経済規模が縮小傾向にある中で、これまでのGDP成長だけを追求する施策によって経済規模の拡大をめざすのではなく、QOL向上およびウェルビーイングを見据えた施策により国民の満足度や幸福度を上げて生産性や活力を向上、多様な人々の活躍も含めて好循環を作り、将来に向けての持続可能な社会を作る、という方針はなかなか共感できます。ただし、それには、高齢者対策や家庭と仕事の充実、多様な雇用形態への対応、多様な人材の受け入れ、持続可能な開発目標(SDGs)への対応など数多くの課題解決が必要と考えられます。
企業にとっては、社員のQOL向上およびそれを持続するウェルビーイングを実現することで生産性が向上する、生産性が向上すればさらに社員のウェルビーイングに貢献できる、という「好循環」を頭に入れ、「人を大切に」「個人個人の個性や意志を生かした」企業づくりに努めましょう。なお、社員のQOL向上およびウェルビーイングに関しては、毎年更新される先述の「満足度・生活の質に関する調査」結果が大いに参考になります。この人材不足と不景気の中で、社員のウェルビーイングの実現のためには、ITによる効率化を取り入れていくのが賢いでしょう。ITツールによる自動化、各種システムの導入、セキュリティ強化など、最寄りのベンダーや相談窓口に相談するとよいでしょう。

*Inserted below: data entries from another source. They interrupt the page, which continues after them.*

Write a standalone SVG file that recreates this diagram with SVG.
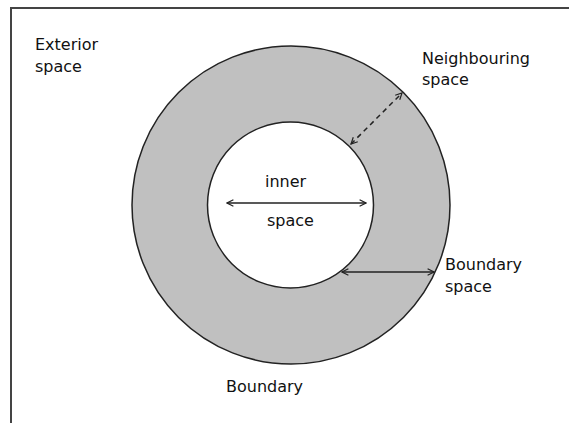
<svg xmlns="http://www.w3.org/2000/svg" width="569" height="423" viewBox="0 0 569 423">
  <style>
    .lbl { font-family: "DejaVu Sans", "Liberation Sans", sans-serif; font-size: 16px; fill: #111; }
    .ring { stroke: #222; stroke-width: 1.5; }
    .conn { stroke: #222; stroke-width: 1.5; fill: none; }
  </style>
  <defs>
    <marker id="arr" viewBox="0 0 10 10" refX="9" refY="5" markerWidth="8" markerHeight="8" markerUnits="userSpaceOnUse" orient="auto-start-reverse">
      <path d="M1,1 L9,5 L1,9" fill="none" stroke="#222" stroke-width="1.5"/>
    </marker>
  </defs>
  <rect width="569" height="423" fill="#fff"/>
  <g id="frame">
    <rect x="11" y="8" width="700" height="600" fill="none" stroke="#444" stroke-width="2"/>
  </g>
  <g id="boundary">
    <circle cx="291" cy="205" r="159" fill="#c0c0c0" class="ring"/>
  </g>
  <g id="inner-space">
    <circle cx="290.5" cy="205" r="83" fill="#fff" class="ring"/>
  </g>
  <g id="connectors">
    <line x1="227" y1="203" x2="366" y2="203" class="conn" marker-start="url(#arr)" marker-end="url(#arr)"/>
    <line x1="351" y1="144" x2="402" y2="93" class="conn" stroke-dasharray="5,4" marker-start="url(#arr)" marker-end="url(#arr)"/>
    <line x1="342" y1="272" x2="434" y2="272" class="conn" marker-start="url(#arr)" marker-end="url(#arr)"/>
  </g>
  <g id="label-exterior">
    <text class="lbl" x="35" y="50">Exterior</text>
    <text class="lbl" x="35" y="72">space</text>
  </g>
  <g id="label-neighbouring">
    <text class="lbl" x="422" y="64">Neighbouring</text>
    <text class="lbl" x="422" y="85">space</text>
  </g>
  <g id="label-inner">
    <text class="lbl" x="265" y="187">inner</text>
    <text class="lbl" x="267" y="226">space</text>
  </g>
  <g id="label-boundary-space">
    <text class="lbl" x="445" y="270">Boundary</text>
    <text class="lbl" x="445" y="292">space</text>
  </g>
  <g id="label-boundary">
    <text class="lbl" x="226" y="392">Boundary</text>
  </g>
</svg>
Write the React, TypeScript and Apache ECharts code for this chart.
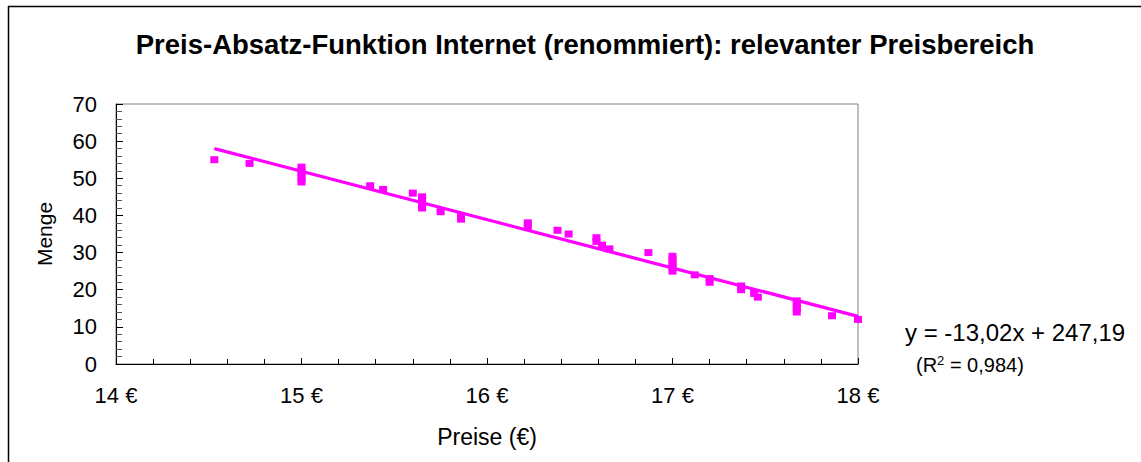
import React, { useEffect, useRef } from "react";
import * as echarts from "echarts";

const titleText = "Preis-Absatz-Funktion Internet (renommiert): relevanter Preisbereich";
const xAxisName = "Preise (€)";
const yAxisName = "Menge";
const prices = [
  14.53, 14.72, 15.0, 15.0, 15.0, 15.0, 15.0, 15.37, 15.44, 15.6, 15.65, 15.65, 15.65, 15.65,
  15.75, 15.86, 15.86, 16.22, 16.22, 16.38, 16.44, 16.59, 16.59, 16.62, 16.66, 16.87,
  17.0, 17.0, 17.0, 17.0, 17.0, 17.12, 17.2, 17.2, 17.37, 17.37, 17.44, 17.46,
  17.67, 17.67, 17.67, 17.67, 17.86, 18.0,
];
const quantities = [
  55, 54, 53, 52, 51, 50, 49, 48, 47, 46, 45, 44, 43, 42, 41, 40, 39, 38, 37, 36, 35, 34, 33, 32,
  31, 30, 29, 28, 27, 26, 25, 24, 23, 22, 21, 20, 19, 18, 17, 16, 15, 14, 13, 12,
];
const trendSlope = -13.02;
const trendIntercept = 247.19;
const equationText = "y = -13,02x + 247,19";
const r2Value = "0,984";

const FONT = "'Liberation Sans', Arial, sans-serif";
const MAGENTA = "#FF00FF";

export default function App() {
  const ref = useRef<HTMLDivElement>(null);
  useEffect(() => {
    if (!ref.current) return;
    const chart = echarts.init(ref.current, undefined, { renderer: "svg" });
    const points = prices.map((p, i) => [p, quantities[i]]);
    const xMin = Math.min(...prices);
    const xMax = Math.max(...prices);
    const trend = [
      [xMin, trendSlope * xMin + trendIntercept],
      [xMax, trendSlope * xMax + trendIntercept],
    ];
    chart.setOption({
      animation: false,
      backgroundColor: "#fff",
      textStyle: { fontFamily: FONT },
      title: {
        text: titleText,
        left: 580,
        top: 25,
        textAlign: "center",
        textStyle: { fontFamily: FONT, fontWeight: "bold", fontSize: 27.5, color: "#000" },
      },
      grid: { left: 116, top: 104, width: 742, height: 260, show: true, borderColor: "#808080", borderWidth: 1, backgroundColor: "transparent" },
      xAxis: {
        type: "value",
        min: 14,
        max: 18,
        interval: 1,
        name: xAxisName,
        nameLocation: "middle",
        nameGap: 61,
        nameTextStyle: { fontFamily: FONT, fontSize: 23, color: "#000" },
        axisLine: { show: true, lineStyle: { color: "#000", width: 1 } },
        axisTick: { show: true, inside: true, length: 6, lineStyle: { color: "#000" } },
        minorTick: { show: true, splitNumber: 5, length: 5, lineStyle: { color: "#000" } },
        splitLine: { show: false },
        axisLabel: { formatter: (v: number) => `${v} €`, fontFamily: FONT, fontSize: 22, color: "#000", margin: 20 },
      },
      yAxis: {
        type: "value",
        min: 0,
        max: 70,
        interval: 10,
        name: yAxisName,
        nameLocation: "middle",
        nameGap: 61,
        nameTextStyle: { fontFamily: FONT, fontSize: 21, color: "#000" },
        axisLine: { show: true, lineStyle: { color: "#000", width: 1 } },
        axisTick: { show: true, inside: true, length: 7, lineStyle: { color: "#000" } },
        minorTick: { show: true, splitNumber: 5, length: 6, lineStyle: { color: "#555" } },
        splitLine: { show: false },
        axisLabel: { fontFamily: FONT, fontSize: 22, color: "#000", margin: 19 },
      },
      series: [
        {
          type: "scatter",
          data: points,
          symbol: "rect",
          symbolSize: [8, 7],
          itemStyle: { color: MAGENTA, opacity: 1 },
          z: 3,
        },
        {
          type: "line",
          data: trend,
          showSymbol: false,
          symbol: "none",
          lineStyle: { color: MAGENTA, width: 3.3 },
          z: 4,
        },
      ],
      graphic: [
        { type: "line", shape: { x1: 8.5, y1: 6, x2: 8.5, y2: 462 }, style: { stroke: "#000", lineWidth: 1.5 } },
        { type: "line", shape: { x1: 8, y1: 6.5, x2: 1141, y2: 6.5 }, style: { stroke: "#000", lineWidth: 1.5 } },
        {
          type: "text",
          left: 905,
          top: 320,
          style: { text: equationText, fontFamily: FONT, fontSize: 24, fill: "#000" },
        },
        {
          type: "text",
          left: 916,
          top: 354,
          style: {
            text: `(R{sup|2} = ${r2Value})`,
            fontFamily: FONT,
            fontSize: 20,
            fill: "#000",
            rich: { sup: { fontSize: 13, verticalAlign: "top", padding: [0, 0, 9, 0], fontFamily: FONT, fill: "#000" } },
          },
        },
      ],
    });
    return () => chart.dispose();
  }, []);
  return <div ref={ref} style={{ position: "absolute", left: 0, top: 0, width: 1141, height: 462 }} />;
}
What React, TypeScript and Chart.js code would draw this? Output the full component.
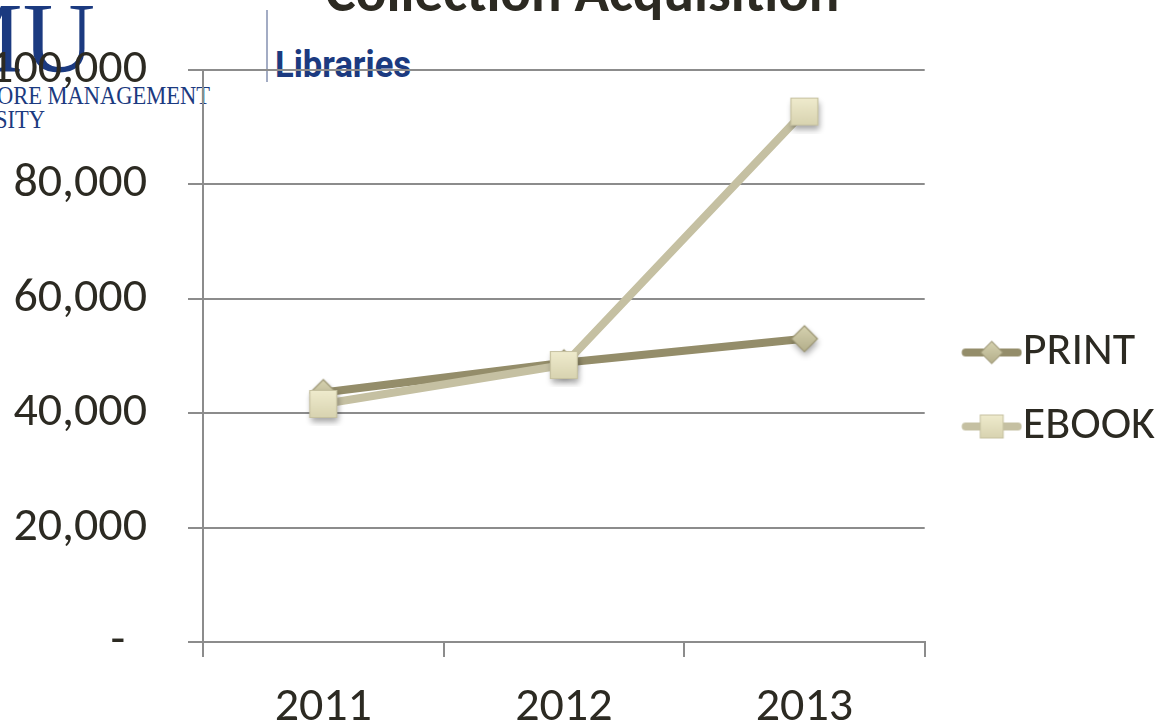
import { useEffect, useRef } from "react";
import { Chart, registerables } from "chart.js";

Chart.register(...registerables);

const years = ["2011", "2012", "2013"];
const printValues = [43600, 48800, 53000];
const ebookValues = [41600, 48400, 92700];
const yTicks = [0, 20000, 40000, 60000, 80000, 100000];

const FONT = "Carlito, Lato, sans-serif";
const TEXT = "#2c2a22";
const GRID = "#8c8c8c";
const PRINT_LINE = "#948d6a";
const EBOOK_LINE = "#c5c0a2";

type Shape = "diamond" | "square";

// marker with a vertical gradient and a soft drop shadow, like the office chart
function drawMarker(ctx: CanvasRenderingContext2D, cx: number, cy: number, shape: Shape, shadow: boolean) {
  const h = shape === "diamond" ? 13 : 13.5;
  const g = ctx.createLinearGradient(0, cy - h, 0, cy + h);
  if (shape === "diamond") {
    g.addColorStop(0, "#d6d2b0");
    g.addColorStop(1, "#b3ae8a");
  } else {
    g.addColorStop(0, "#efebcd");
    g.addColorStop(1, "#d8d3b0");
  }
  ctx.save();
  if (shadow) {
    ctx.shadowColor = "rgba(0,0,0,0.35)";
    ctx.shadowBlur = 6;
    ctx.shadowOffsetX = 1;
    ctx.shadowOffsetY = 4;
  }
  ctx.fillStyle = g;
  ctx.beginPath();
  if (shape === "diamond") {
    ctx.moveTo(cx, cy - h);
    ctx.lineTo(cx + h, cy);
    ctx.lineTo(cx, cy + h);
    ctx.lineTo(cx - h, cy);
    ctx.closePath();
  } else {
    ctx.rect(cx - h, cy - h, 2 * h, 2 * h);
  }
  ctx.fill();
  ctx.restore();
  ctx.strokeStyle = shape === "diamond" ? "#9c9674" : "#c6c1a0";
  ctx.lineWidth = 1.2;
  ctx.stroke();
}

function makeMarker(shape: Shape) {
  const c = document.createElement("canvas");
  c.width = 44;
  c.height = 44;
  drawMarker(c.getContext("2d")!, 22, 22, shape, true);
  return c;
}

// legend sample: line with the marker in the middle (transparent room on the left)
function makeIcon(line: string, shape: Shape) {
  const c = document.createElement("canvas");
  c.width = 92;
  c.height = 32;
  const ctx = c.getContext("2d")!;
  ctx.strokeStyle = line;
  ctx.lineWidth = 8;
  ctx.lineCap = "round";
  ctx.beginPath();
  ctx.moveTo(35.5, 16);
  ctx.lineTo(87.5, 16);
  ctx.stroke();
  ctx.save();
  ctx.translate(61.5, 16);
  ctx.scale(0.85, 0.85);
  drawMarker(ctx, 0, 0, shape, false);
  ctx.restore();
  return c;
}

export default function App() {
  const canvasRef = useRef<HTMLCanvasElement | null>(null);

  useEffect(() => {
    document.body.style.margin = "0";
    const ctx = canvasRef.current?.getContext("2d");
    if (!ctx) return;

    const printIcon = makeIcon(PRINT_LINE, "diamond");
    const ebookIcon = makeIcon(EBOOK_LINE, "square");

    const chart = new Chart(ctx, {
      type: "line",
      data: {
        labels: years,
        datasets: [
          {
            label: "PRINT",
            data: printValues,
            borderColor: PRINT_LINE,
            borderWidth: 8,
            pointStyle: makeMarker("diamond"),
            order: 2,
          },
          {
            label: "EBOOK",
            data: ebookValues,
            borderColor: EBOOK_LINE,
            borderWidth: 8,
            pointStyle: makeMarker("square"),
            order: 1,
          },
        ],
      },
      options: {
        animation: false,
        responsive: false,
        plugins: {
          tooltip: { enabled: false },
          title: {
            display: true,
            text: "Collection Acquisition",
            color: TEXT,
            font: { family: FONT, size: 57, weight: "bold" },
            padding: { top: -45, bottom: 39 },
          },
          legend: {
            position: "right",
            maxWidth: 242,
            title: { display: true, text: " ", padding: 0, font: { size: 45 } },
            labels: {
              usePointStyle: true,
              pointStyleWidth: 47,
              padding: 28,
              color: TEXT,
              font: { family: FONT, size: 46 },
              generateLabels: () => [
                { text: "PRINT", pointStyle: printIcon, fontColor: TEXT, datasetIndex: 0, lineWidth: 0 },
                { text: "EBOOK", pointStyle: ebookIcon, fontColor: TEXT, datasetIndex: 1, lineWidth: 0 },
              ],
            },
          },
        },
        scales: {
          x: {
            offset: true,
            afterFit: (scale: any) => {
              scale.height = 83;
            },
            grid: {
              offset: true,
              drawOnChartArea: false,
              drawTicks: true,
              tickLength: 15,
              color: GRID,
              lineWidth: 2,
            },
            border: { display: true, color: GRID, width: 2 },
            ticks: {
              color: TEXT,
              font: { family: FONT, size: 48 },
              padding: 22,
              maxRotation: 0,
            },
          },
          y: {
            min: 0,
            max: 100000,
            afterFit: (scale: any) => {
              scale.width = 203;
            },
            afterBuildTicks: (scale: any) => {
              scale.ticks = yTicks.map((v) => ({ value: v }));
            },
            grid: {
              drawTicks: true,
              tickLength: 15,
              color: GRID,
              lineWidth: 2,
            },
            border: { display: true, color: GRID, width: 2 },
            ticks: {
              color: TEXT,
              font: { family: FONT, size: 48 },
              padding: 41,
              callback: (v: any) => (Number(v) === 0 ? "-  " : Number(v).toLocaleString("en-US")),
            },
          },
        },
      },
    });

    return () => {
      chart.destroy();
    };
  }, []);

  const serifSmall = {
    position: "absolute" as const,
    fontFamily: "'Liberation Serif', serif",
    fontSize: 25,
    lineHeight: "24px",
    whiteSpace: "nowrap" as const,
    transform: "scaleX(0.9)",
    transformOrigin: "right",
  };

  return (
    <div style={{ position: "relative", width: 1165, height: 725, overflow: "hidden", background: "#fff" }}>
      <div style={{ position: "absolute", inset: 0, zIndex: 0, color: "#1b3a80" }}>
        <div
          style={{
            position: "absolute",
            right: 1070,
            top: -12,
            fontFamily: "'Liberation Serif', serif",
            fontSize: 100,
            lineHeight: "100px",
            whiteSpace: "nowrap",
          }}
        >
          SMU
        </div>
        <div style={{ ...serifSmall, right: 955, top: 84 }}>SINGAPORE MANAGEMENT</div>
        <div style={{ ...serifSmall, right: 1120, top: 108 }}>UNIVERSITY</div>
        <div style={{ position: "absolute", left: 266, top: 10, width: 2, height: 72, background: "#a3acc4" }} />
        <div
          style={{
            position: "absolute",
            left: 275,
            top: 45,
            fontFamily: "Roboto, sans-serif",
            fontWeight: 700,
            fontSize: 36,
            lineHeight: "40px",
            transform: "scaleX(0.96)",
            transformOrigin: "left",
            whiteSpace: "nowrap",
          }}
        >
          Libraries
        </div>
      </div>
      <canvas
        ref={canvasRef}
        width={1165}
        height={725}
        style={{ position: "absolute", left: 0, top: 0, zIndex: 1, width: 1165, height: 725 }}
      />
    </div>
  );
}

「急がば回れ」という言葉があります。直接数字に響く生産性向上も大事ですが、今回述べたQOL向上およびウェルビーイングの「好循環」をよく踏まえ、社員の満足感、幸せを大切にしていきましょう。もちろん、人それぞれ満足や幸せを感じるところが違います。心に寄り添い、多様性を受け入れ、共に生きていく姿勢で、明日を作っていきましょう。